Turkey must control safe zone in northern Syria, says Erdoğan
Turkish President Recep Tayyip Erdoğan on Saturday said a safe zone in northeastern Syria must be under Turkey's control, the state-run Anadolu Agency reported.
“If there is to be a safe zone along our border then it must be under our control. Because that is my border," Erdoğan said in a televised interview on CNN Turk.
His remarks arrive following an announcement of a Pentagon official that the Turkish military would not be involved in the establishment of the safe zone in northeastern Syria along the Turkish border.
"If the safe zone plans move outside of our strategic understanding, we cannot accept it. Because if there will be a safe zone on our border, it must be under our control. Because it's our border. Where do missiles hit first? They hit my country," the Turkish president said.

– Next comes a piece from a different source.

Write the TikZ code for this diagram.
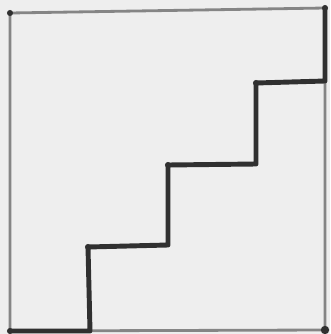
\documentclass[tikz,border=0pt]{standalone}
\usepackage[dvipsnames,svgnames]{xcolor}
\usepackage{tikz}
\usetikzlibrary{calc}

\definecolor{paper}{HTML}{EEEEEE}
\definecolor{pencil}{HTML}{858585}
\definecolor{marker}{HTML}{303030}

\begin{document}
\begin{tikzpicture}[
  x=0.3mm, y=-0.3mm,
  frame/.style={pencil, line width=2.4pt},
  stairline/.style={marker, line width=4.2pt, line join=round, line cap=round},
]
\fill[paper] (0,0) rectangle (330,334);
\useasboundingbox (0,0) rectangle (330,334);

% corners of the square
\coordinate (tl) at (10,13);
\coordinate (tr) at (325,8);
\coordinate (br) at (325,330);
\coordinate (bl) at (10,331);

% corners of the steps
\coordinate (s1) at (90,331);
\coordinate (s2) at (88,247);
\coordinate (s3) at (168,245);
\coordinate (s4) at (168,165);
\coordinate (s5) at (256,164);
\coordinate (s6) at (256,83);
\coordinate (s7) at (325,81);

% square
\draw[frame] (tl) -- (tr) -- (br) -- (bl) -- cycle;

% stairs
\draw[stairline] (bl) -- (s1) -- (s2) -- (s3) -- (s4) -- (s5) -- (s6) -- (s7) -- (tr);

% dots
\foreach \p in {tl, tr, bl, s2, s4, s6}
  \fill[marker] (\p) circle (2.6pt);
\fill[marker] (br) circle (3.6pt);

\end{tikzpicture}
\end{document}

Last December, the U.S. President Donald Trump made an abrupt announcement that the U.S. would be withdrawing all of its troops from Syria and said Islamic State (ISIS) had been defeated in the country.
The U.S. Defence Ministry on Feb. 22 said that the United States would leave around 400 U.S. soldiers in the region. Two hundred U.S. troops will remain in Kurdish-controlled northeast Syria and another 200 at the al-Tanf garrison in southern Syria.
Trump earlier this year gave Turkey the green light to set up a 500 km long and 32 km wide safe zone in the north of neighbouring Syria. But recently, Washington has been negotiating with Western countries for the establishment of the buffer zone.